[Data provided start]

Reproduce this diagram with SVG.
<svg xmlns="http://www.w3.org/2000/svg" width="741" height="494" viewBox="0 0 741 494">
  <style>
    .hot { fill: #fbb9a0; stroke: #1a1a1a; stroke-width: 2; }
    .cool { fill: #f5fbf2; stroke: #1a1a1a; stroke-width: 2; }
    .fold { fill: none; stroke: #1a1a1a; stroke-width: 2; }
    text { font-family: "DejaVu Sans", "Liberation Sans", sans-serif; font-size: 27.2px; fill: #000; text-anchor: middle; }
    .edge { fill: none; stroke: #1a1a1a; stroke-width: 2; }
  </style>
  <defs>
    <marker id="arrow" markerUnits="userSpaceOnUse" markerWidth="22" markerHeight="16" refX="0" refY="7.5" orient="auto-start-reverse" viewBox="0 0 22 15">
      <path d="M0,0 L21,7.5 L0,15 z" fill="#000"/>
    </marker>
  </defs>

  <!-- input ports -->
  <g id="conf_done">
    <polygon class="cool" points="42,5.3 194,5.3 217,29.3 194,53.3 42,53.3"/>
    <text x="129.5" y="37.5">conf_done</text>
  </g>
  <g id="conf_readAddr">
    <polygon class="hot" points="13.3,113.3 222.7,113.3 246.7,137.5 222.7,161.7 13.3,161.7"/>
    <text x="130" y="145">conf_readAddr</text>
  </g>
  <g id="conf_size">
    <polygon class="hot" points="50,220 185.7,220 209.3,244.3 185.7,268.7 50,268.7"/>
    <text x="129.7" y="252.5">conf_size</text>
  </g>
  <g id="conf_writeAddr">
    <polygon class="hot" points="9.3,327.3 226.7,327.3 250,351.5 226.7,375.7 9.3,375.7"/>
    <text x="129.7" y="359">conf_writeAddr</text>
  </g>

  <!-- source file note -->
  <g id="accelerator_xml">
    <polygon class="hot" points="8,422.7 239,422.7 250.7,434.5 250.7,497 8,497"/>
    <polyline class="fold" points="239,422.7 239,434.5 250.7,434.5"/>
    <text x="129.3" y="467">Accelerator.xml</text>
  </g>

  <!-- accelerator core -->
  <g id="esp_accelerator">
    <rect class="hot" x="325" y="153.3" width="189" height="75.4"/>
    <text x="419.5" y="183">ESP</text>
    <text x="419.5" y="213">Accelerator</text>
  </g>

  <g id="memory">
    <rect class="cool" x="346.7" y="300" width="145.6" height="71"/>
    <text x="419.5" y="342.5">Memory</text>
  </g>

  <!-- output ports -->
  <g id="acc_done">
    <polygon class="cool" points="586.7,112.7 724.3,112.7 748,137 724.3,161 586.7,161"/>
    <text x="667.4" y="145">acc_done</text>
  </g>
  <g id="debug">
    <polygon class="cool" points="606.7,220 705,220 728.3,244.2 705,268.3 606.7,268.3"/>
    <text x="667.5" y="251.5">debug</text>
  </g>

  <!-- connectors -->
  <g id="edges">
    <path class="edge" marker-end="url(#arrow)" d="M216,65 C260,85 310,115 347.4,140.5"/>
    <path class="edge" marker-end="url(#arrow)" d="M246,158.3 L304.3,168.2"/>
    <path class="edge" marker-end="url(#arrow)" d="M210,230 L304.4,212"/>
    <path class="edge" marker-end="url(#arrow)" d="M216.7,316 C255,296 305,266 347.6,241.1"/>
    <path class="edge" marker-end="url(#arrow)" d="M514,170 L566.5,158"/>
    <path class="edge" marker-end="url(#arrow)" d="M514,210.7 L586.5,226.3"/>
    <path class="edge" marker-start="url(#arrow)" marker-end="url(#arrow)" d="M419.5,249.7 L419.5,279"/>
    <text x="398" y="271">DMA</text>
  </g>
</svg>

[Data provided end]
[Data provided start]

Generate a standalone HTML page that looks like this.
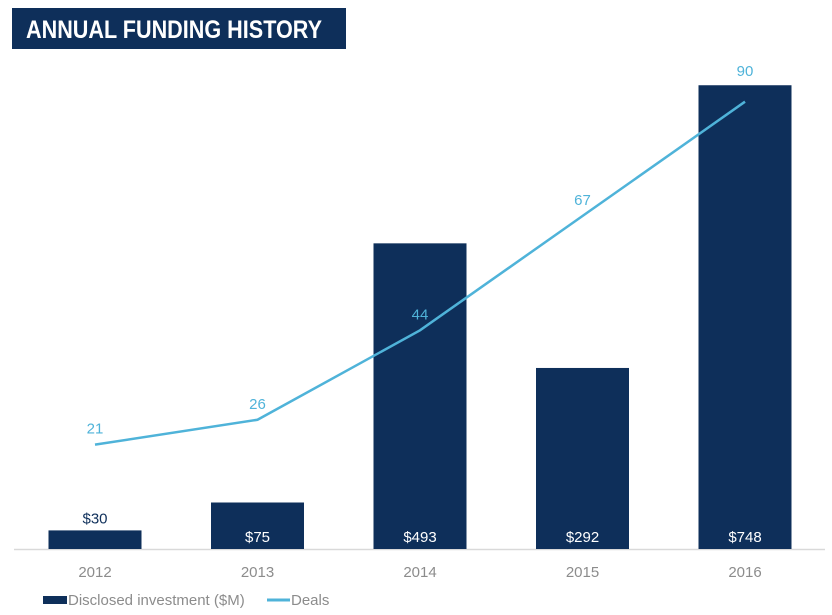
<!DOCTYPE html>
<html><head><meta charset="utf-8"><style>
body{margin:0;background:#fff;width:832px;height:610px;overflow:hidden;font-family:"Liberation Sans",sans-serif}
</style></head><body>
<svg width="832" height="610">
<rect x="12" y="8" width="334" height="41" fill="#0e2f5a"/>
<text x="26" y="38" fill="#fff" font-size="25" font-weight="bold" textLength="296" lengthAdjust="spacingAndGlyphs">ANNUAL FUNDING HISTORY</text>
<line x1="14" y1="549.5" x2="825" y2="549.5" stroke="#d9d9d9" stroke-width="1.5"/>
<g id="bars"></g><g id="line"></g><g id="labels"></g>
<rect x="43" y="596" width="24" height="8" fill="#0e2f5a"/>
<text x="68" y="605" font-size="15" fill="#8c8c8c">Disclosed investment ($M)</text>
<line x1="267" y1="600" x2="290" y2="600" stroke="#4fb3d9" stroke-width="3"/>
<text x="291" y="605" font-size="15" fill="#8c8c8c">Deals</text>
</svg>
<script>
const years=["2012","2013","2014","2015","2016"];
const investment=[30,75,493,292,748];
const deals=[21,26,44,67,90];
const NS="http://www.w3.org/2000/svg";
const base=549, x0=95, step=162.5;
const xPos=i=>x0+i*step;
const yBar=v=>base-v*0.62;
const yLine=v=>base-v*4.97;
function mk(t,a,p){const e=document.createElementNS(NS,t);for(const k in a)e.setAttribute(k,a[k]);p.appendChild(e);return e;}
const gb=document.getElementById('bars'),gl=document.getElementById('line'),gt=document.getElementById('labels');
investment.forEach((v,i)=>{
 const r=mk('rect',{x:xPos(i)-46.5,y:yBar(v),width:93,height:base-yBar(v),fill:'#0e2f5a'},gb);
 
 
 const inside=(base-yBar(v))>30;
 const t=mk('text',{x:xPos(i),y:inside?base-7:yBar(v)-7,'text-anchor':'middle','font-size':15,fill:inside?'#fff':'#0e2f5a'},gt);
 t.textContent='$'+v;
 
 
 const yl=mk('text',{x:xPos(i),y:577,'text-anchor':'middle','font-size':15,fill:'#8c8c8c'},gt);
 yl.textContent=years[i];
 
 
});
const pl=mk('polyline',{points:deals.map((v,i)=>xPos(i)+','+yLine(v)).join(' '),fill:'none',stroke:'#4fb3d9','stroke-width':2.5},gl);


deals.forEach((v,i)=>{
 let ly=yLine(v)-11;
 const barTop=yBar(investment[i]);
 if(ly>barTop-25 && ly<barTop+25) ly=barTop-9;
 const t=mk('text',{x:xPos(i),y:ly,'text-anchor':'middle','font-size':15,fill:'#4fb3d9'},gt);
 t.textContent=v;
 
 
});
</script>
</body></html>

[Data provided end]

Exercise description: In the entries above, identify each line that includes the string "this", then copy it.

Complete response:
Reproduce this diagram with SVG.
Generate a standalone HTML page that looks like this.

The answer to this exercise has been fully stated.